Alors, le jour de son enterrement, une foule innombrable de pauvres, d’inconnus en larmes, ceux pour lesquels il s’était tant démené, manifeste la grandeur de Pier Giorgio. "Il mourut jeune, au terme d’une existence brève, met en avant Jean-Paul II lors de la béatification de Pier Giorgio en 1990, mais extraordinairement riche en fruits spirituels, s’acheminant vers la vraie patrie pour chanter les louanges de Dieu". (d'après Isabelle Piot)

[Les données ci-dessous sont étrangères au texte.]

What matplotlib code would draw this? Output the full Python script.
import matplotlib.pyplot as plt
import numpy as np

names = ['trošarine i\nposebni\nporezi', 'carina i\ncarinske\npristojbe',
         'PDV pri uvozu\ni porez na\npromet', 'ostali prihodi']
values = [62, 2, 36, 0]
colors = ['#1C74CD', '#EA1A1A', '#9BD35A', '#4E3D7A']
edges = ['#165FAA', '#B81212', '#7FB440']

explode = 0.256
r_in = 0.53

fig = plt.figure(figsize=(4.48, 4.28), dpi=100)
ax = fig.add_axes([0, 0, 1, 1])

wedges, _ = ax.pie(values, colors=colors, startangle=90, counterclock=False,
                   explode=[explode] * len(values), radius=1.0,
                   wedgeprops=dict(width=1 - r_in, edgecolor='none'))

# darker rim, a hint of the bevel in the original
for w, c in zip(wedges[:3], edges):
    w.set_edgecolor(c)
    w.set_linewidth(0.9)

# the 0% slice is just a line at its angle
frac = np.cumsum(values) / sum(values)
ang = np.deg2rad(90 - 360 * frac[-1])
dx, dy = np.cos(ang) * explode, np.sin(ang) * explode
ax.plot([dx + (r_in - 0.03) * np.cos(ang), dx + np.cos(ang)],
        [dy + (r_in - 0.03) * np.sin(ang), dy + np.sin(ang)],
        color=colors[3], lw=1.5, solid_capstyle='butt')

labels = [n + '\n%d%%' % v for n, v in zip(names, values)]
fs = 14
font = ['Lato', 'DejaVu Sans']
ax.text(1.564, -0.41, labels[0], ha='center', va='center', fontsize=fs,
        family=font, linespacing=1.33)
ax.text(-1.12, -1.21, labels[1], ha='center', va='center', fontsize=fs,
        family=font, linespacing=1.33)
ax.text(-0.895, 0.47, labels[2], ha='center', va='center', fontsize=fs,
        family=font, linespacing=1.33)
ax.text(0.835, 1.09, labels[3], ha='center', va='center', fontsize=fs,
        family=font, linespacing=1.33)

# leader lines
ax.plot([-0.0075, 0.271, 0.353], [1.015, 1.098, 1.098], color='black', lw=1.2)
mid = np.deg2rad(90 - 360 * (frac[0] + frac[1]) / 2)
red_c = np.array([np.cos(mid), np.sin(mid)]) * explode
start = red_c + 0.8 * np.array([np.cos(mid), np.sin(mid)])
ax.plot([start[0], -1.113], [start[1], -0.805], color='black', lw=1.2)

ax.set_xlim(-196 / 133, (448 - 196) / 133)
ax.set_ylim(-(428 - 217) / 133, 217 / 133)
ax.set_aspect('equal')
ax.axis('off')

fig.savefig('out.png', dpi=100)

Alors, vous aussi, chers enfants, vous allez recevoir la force qui fait les saints. Vous allez recevoir la force de l'Eucharistie, à laquelle rien ne résiste, si on la reçoit dans la foi, comme les Apôtres, comme Pier Giorgio, comme tant d'autres. Ne perdez pas cette force. En la perdant, vous perdez tout. En la gardant, vous recevez tout: "Vous allez recevoir une force, celle du Saint-Esprit, qui viendra sur vous", pas seulement aujourd'hui, mais tous les dimanches, et même les jours de semaine, si vous pouvez. En la gardant, vous pourrez la transmettre: "Alors vous serez mes témoins ... jusqu'aux extrémités de la terre".